Doch auch Drexler hat Fehler gemacht. Er hat polarisiert, zugespitzt und in manchen Situationen das Maß an Geduld und Versöhnlichkeit vermissen lassen, das es braucht, einen Menschen von einer anderen Meinung zu überzeugen. Außerdem ist Drexler kein Supermann: Mehr als einmal ist er von den Ingenieuren und Planern der Bahn ausgebremst worden. Die Konstruktion eines ehrenamtlichen Sprechers, der für 1000 Euro Aufwandsentschädigung antritt, hat sich diesbezüglich als Nachteil erweisen. Drexler war unabhängig. Aber er war auch manchmal machtlos.

Wer den Job jetzt übernimmt, ist ungewiss. "Wir nehmen jeden, den die Landespolitik uns gibt", heißt es im Berliner Bahnkreisen. Hauptsache, die Wartezeit ist kurz. In der Stuttgarter Villa Reitzenstein kursieren schon einige Namen, auch prominente Personalvorschläge sind dabei. Von Bahn-Chef Grube heißt es, er wolle wieder einen ehrenamtlichen Sprecher. Die Idee, einen gut bezahlten Kommunikationsprofi an die Spitze zu stellen, hat sich wohl zerschlagen. Mitte nächster Woche könne man vielleicht schon mehr sagen, heißt es im Kreis der Projektpartner.

Die CDU im Land hat den Rückzug von Drexler am Freitag bedauert. "Er hat sich große Verdienste erworben", sagt Generalsekretär Thomas Strobl.

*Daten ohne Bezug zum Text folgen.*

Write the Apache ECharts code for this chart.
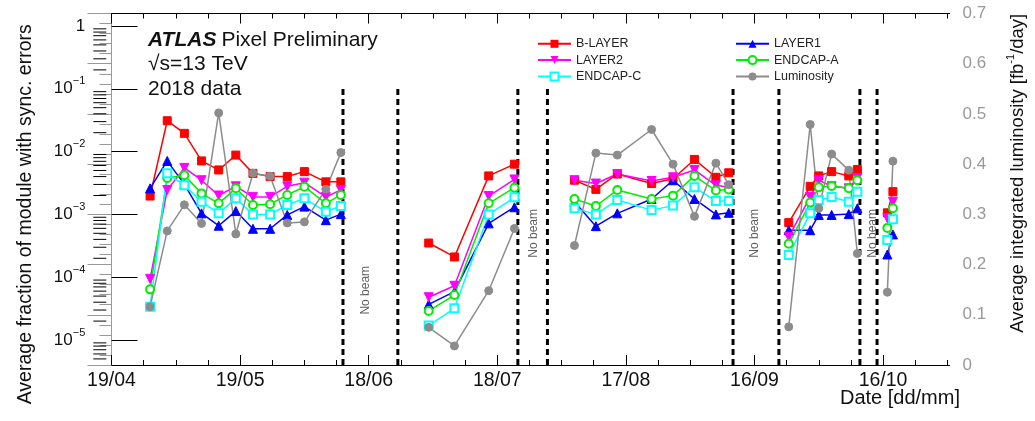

Leider sei Drexler vom "Schlingerkurs" der eigenen Partei zerrieben worden, die sich "feige aus der Verantwortung stiehlt". Stuttgarts OB Wolfgang Schuster bedauert den Rücktritt "zutiefst". Drexler sei "erste Wahl für diese Aufgabe gewesen".

Das Aktionsbündnis der Stuttgart-21-Gegner erwartet, dass sich auch Drexlers Nachfolger an der Werbung für Stuttgart 21 die Zähne ausbeißt. "Es gibt weit und breit keine authentische Person, die für das neue Lieblingsprojekt von Mappus und Merkel die Drecksarbeit macht", erklärt SÖS-Stadtrat Gangolf Stocker. Stuttgart 21 sei "Murks" und könne auch nicht von "Werbekosmetik2 überschminkt werden. "Drexlers Nachfolger wird deutlich teurer werden", mutmaßt Werner Wölfle, Fraktionschef der Grünen im Stuttgarter Gemeinderat. Weil das Produkt schlecht sei, werde auch der neue Frontmann Stuttgart 21 "nicht besser vermarkten" können.